L’imitation de la réalité a depuis toujours fasciné les Hommes. En témoignent l’histoire de Pygmalion amoureux de sa propre statue ou celle des raisins peints de Zeuxis picorés par des oiseaux car plus vrais que nature. Cette imitation servile s’est faite jusqu’au début du XIXe siècle grâce aux techniques artistiques les plus classiques : la peinture, la sculpture ou la gravure. L’apparition de la photographie donne les moyens de passer à une toute autre échelle. L’imitation est dépassée par la captation de la réalité. L’ambition des Hommes devient toute autre depuis les premières recherches de Nicéphore Niepce en 1822. Ce dernier donne naissance à l’héliogravure qui est un mode de reproduction usant d’une chambre noire et d’une plaque de béton recouverte de bitume de Judée. La première image photographique de l’histoire est un Point de vue du Gras dont l’original est conservé aux États-Unis. Les recherches s’accélèrent après ces premières expériences. Le fameux daguerréotype voit le jour en 1837 grâce à la collaboration de Niepce et Daguerre. L’histoire de la photographie se présente ensuite comme une succession de techniques : calotype, collodion humique, ferrotype, trichromie, autochrome…

L’appareil stéréo-pochette d’Albert est un digne héritier des premiers appareils. Produit par le fabricant Lucien Joux, installé à Paris rue d’Enfert, il est une nouveauté des années 1900. Réalisé en bois et métal, cet appareil est présenté par son fabricant comme une « construction de précision » qui comporte selon une publicité de l’époque « tous les perfectionnements désirables : obturateur faisant la pose et l’instantanée avec des vitesses très variables, diaphragmes iris, mise au point sur échelle graduée ou sur glace dépolie, viseur clair…». Beaucoup de promesses et de termes très techniques pour vanter les mérites de cet appareil ! Mais son intérêt principal réside en la présence de deux objectifs supportés par une platine sur glissière.

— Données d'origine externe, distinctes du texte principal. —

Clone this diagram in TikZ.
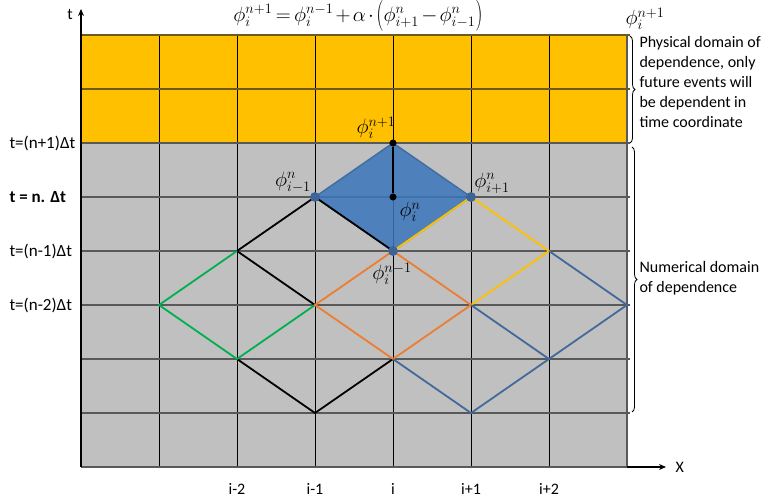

Cette nouveauté offre une vue panoramique grâce à l’effet du décentrage des objectifs. Le cadrage est de ce fait bien plus large qu’avec un appareil photographique moins perfectionné.

À la Belle Époque autour de 1900, la photographie commence à se démocratiser. Comme le dit le slogan Kodak, il ne suffit que « d’appuy[er] sur le bouton ». Les amateurs et les familles se procurent des appareils pour capter les moments de la vie tandis que les professionnels regardent d’un œil nouveau ce nouveau moyen d’expression. Servant autant à la réalisation de portraits que de reportages journalistiques, la photographie s’appréhende comme un médium « multitâche ». Les artistes et particulièrement les peintres sont partagés sinon soucieux face à la concurrence de cette nouvelle technique. « Servante de la peinture » comme la considère Baudelaire, la photographie n’accède aux rangs des arts qu’après 1914, grâce aux recherches stylistiques des avant-gardes artistiques.

L’appareil photographique d’Albert est un modèle bien référencé chez les spécialistes. Considéré comme rare dans les vides-greniers non spécialisés, il pourrait être estimé entre 200 et 300 euros aux enchères.